### Problem to work on
Find the lines of data that contain the string "this", then list them.
_ _ _ _ _
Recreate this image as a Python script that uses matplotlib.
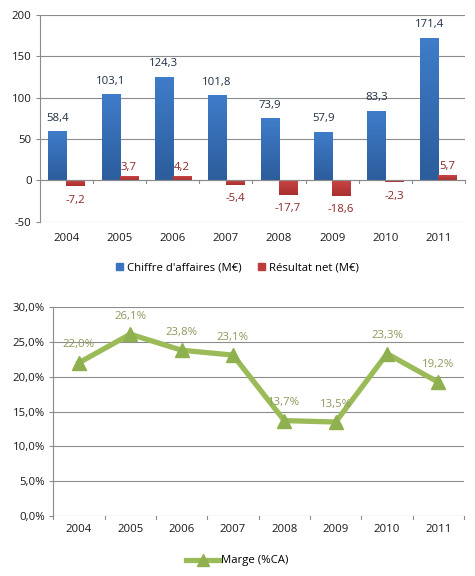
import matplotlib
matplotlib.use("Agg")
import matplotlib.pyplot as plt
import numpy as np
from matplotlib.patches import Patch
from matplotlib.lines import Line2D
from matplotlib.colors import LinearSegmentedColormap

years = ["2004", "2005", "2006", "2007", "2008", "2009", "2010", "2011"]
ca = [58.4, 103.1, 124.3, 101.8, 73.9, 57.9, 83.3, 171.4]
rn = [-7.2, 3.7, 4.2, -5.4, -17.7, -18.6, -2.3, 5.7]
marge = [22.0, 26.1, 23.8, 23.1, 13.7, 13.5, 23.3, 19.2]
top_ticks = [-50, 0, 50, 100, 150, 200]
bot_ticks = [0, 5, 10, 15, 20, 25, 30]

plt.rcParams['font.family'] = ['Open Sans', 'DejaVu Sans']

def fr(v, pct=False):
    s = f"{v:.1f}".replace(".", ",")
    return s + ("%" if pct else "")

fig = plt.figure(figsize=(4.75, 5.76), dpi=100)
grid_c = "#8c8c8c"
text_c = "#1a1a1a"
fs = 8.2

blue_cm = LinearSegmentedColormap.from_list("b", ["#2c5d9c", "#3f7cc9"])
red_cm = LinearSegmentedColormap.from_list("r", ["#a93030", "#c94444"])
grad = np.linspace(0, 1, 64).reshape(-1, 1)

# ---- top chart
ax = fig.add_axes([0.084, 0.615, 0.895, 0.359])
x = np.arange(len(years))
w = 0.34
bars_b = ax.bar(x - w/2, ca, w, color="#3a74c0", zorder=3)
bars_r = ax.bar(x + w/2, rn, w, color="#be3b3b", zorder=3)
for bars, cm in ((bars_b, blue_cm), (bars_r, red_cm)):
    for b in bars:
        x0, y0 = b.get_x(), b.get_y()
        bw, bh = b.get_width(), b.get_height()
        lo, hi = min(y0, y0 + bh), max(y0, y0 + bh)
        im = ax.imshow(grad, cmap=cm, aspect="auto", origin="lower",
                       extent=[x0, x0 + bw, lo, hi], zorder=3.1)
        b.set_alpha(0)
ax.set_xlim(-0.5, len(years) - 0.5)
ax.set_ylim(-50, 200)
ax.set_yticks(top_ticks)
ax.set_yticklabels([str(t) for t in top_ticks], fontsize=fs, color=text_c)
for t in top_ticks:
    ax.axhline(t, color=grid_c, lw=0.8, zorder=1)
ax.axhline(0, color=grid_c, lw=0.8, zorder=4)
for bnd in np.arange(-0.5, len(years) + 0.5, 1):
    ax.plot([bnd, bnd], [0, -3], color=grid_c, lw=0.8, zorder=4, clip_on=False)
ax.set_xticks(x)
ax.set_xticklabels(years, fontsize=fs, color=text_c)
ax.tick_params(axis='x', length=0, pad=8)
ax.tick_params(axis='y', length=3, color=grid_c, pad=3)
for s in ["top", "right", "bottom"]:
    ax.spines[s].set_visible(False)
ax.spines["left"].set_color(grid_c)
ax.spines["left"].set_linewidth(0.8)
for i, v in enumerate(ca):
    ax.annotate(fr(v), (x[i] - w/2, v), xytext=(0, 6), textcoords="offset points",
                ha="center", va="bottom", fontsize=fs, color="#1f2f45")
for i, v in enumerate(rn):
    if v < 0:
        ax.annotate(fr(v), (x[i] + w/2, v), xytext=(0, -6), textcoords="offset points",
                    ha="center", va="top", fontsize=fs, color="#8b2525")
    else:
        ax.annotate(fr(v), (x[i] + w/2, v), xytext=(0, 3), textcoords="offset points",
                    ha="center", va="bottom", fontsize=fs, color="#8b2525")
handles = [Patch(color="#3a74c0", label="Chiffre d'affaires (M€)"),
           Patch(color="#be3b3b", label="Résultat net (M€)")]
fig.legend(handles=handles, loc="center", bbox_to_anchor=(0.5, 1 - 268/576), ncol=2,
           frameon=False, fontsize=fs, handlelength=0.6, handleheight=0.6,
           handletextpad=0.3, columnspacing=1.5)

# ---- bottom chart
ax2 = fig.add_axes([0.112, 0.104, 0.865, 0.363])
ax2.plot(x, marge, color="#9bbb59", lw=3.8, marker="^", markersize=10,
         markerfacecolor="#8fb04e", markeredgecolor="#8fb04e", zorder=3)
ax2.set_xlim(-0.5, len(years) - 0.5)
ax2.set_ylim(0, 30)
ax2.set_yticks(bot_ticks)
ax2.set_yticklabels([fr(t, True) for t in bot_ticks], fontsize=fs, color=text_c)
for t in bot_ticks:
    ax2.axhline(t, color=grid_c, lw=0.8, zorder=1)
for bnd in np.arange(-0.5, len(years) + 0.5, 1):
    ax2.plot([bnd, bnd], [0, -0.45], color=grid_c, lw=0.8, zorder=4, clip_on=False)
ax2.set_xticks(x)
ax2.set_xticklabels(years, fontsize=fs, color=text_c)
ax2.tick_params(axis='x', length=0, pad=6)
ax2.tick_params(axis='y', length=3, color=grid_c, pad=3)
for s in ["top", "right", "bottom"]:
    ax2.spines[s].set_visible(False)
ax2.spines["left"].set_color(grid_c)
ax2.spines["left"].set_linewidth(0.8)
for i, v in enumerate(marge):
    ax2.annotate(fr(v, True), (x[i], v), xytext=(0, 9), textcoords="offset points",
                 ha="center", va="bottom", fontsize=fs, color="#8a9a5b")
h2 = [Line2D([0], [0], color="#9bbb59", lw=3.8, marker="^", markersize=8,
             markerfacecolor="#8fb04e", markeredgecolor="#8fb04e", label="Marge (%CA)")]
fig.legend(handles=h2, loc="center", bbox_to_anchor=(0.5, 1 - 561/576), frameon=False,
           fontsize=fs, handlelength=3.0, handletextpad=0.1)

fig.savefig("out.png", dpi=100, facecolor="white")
_ _ _ _ _
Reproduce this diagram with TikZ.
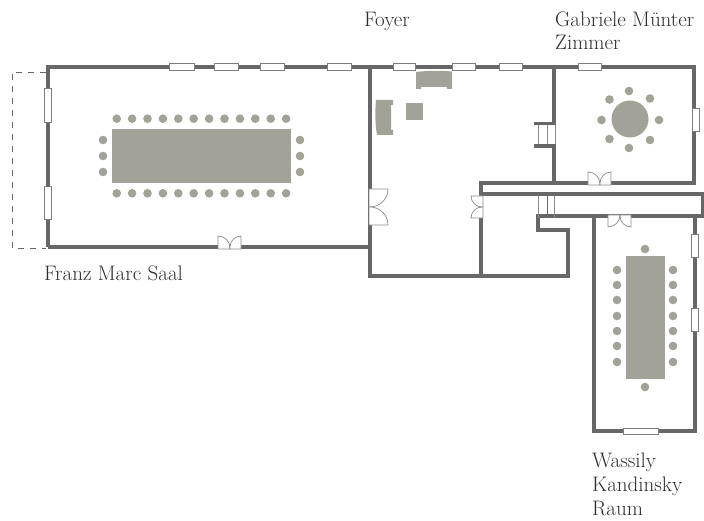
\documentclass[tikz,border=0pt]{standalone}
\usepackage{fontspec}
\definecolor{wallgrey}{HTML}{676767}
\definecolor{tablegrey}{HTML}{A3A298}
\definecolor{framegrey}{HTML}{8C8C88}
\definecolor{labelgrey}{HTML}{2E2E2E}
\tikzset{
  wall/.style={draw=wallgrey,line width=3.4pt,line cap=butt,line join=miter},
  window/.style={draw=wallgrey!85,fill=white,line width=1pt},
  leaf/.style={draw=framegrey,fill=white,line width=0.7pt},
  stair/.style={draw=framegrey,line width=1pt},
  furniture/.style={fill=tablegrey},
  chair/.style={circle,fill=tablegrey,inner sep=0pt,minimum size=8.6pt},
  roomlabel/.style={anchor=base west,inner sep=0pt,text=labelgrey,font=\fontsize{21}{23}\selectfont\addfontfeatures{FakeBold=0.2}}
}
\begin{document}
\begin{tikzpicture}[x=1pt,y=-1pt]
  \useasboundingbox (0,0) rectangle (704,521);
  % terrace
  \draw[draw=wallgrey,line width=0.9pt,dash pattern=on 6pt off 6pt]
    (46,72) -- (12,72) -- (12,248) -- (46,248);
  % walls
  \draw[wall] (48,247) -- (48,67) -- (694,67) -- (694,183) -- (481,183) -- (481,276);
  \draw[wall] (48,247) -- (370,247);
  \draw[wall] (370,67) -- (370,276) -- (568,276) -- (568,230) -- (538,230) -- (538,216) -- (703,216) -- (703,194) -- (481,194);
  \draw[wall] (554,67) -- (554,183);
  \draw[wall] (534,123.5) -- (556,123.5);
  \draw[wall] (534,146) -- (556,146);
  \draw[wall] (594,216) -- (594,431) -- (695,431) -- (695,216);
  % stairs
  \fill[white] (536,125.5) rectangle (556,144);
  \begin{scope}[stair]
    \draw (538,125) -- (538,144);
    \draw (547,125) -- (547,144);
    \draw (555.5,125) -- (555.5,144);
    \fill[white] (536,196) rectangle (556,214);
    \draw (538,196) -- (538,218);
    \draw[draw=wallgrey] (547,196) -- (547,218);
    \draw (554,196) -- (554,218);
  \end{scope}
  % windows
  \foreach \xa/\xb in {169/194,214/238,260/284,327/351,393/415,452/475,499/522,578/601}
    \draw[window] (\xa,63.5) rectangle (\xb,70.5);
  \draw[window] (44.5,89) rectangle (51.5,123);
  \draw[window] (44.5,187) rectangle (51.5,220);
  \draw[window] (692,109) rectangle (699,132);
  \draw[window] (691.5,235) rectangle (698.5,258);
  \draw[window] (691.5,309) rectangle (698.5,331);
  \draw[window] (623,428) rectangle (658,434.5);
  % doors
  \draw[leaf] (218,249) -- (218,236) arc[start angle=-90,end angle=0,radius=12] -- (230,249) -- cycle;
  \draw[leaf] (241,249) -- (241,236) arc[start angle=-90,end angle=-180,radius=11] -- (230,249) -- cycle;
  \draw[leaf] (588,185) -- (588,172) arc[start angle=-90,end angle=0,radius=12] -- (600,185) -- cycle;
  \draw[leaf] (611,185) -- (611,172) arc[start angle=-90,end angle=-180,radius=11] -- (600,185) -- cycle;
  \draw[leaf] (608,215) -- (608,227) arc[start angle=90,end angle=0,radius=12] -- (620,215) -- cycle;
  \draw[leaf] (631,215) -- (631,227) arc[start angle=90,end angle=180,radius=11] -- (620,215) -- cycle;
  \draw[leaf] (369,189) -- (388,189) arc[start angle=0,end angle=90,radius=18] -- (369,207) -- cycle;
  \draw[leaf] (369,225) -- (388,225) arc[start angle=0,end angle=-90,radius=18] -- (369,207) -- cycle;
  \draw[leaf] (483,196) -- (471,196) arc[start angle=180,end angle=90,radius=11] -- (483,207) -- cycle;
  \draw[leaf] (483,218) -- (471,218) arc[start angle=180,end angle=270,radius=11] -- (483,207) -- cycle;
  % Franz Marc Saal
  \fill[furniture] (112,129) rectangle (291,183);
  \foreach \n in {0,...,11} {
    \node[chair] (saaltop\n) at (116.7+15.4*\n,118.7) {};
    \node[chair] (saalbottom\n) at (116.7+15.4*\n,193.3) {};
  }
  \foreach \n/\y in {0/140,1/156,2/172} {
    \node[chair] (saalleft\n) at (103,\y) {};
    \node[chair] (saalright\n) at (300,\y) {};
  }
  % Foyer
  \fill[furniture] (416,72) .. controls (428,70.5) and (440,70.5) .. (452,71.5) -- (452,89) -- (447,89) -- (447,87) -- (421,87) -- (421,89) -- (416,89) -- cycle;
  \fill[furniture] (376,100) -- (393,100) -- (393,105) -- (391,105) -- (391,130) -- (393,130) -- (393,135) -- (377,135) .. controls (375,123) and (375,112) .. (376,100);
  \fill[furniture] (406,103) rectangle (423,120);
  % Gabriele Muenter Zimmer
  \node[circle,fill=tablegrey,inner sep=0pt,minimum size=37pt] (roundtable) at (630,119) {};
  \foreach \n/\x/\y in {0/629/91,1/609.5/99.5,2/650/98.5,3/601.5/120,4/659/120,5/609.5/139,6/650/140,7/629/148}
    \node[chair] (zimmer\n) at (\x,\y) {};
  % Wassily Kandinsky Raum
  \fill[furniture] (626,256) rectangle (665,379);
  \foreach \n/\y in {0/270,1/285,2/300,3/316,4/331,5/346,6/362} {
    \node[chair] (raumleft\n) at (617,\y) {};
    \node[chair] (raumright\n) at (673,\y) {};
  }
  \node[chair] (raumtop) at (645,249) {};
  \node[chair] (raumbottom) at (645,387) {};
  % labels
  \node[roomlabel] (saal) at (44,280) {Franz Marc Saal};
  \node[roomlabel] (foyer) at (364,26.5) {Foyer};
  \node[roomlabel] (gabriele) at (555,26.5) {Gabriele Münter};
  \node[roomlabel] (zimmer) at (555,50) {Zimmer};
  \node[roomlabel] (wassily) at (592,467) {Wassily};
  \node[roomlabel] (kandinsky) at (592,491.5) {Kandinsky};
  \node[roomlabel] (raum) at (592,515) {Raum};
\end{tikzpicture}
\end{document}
_ _ _ _ _
### Task output
Recreate this image as a Python script that uses matplotlib.
Reproduce this diagram with TikZ.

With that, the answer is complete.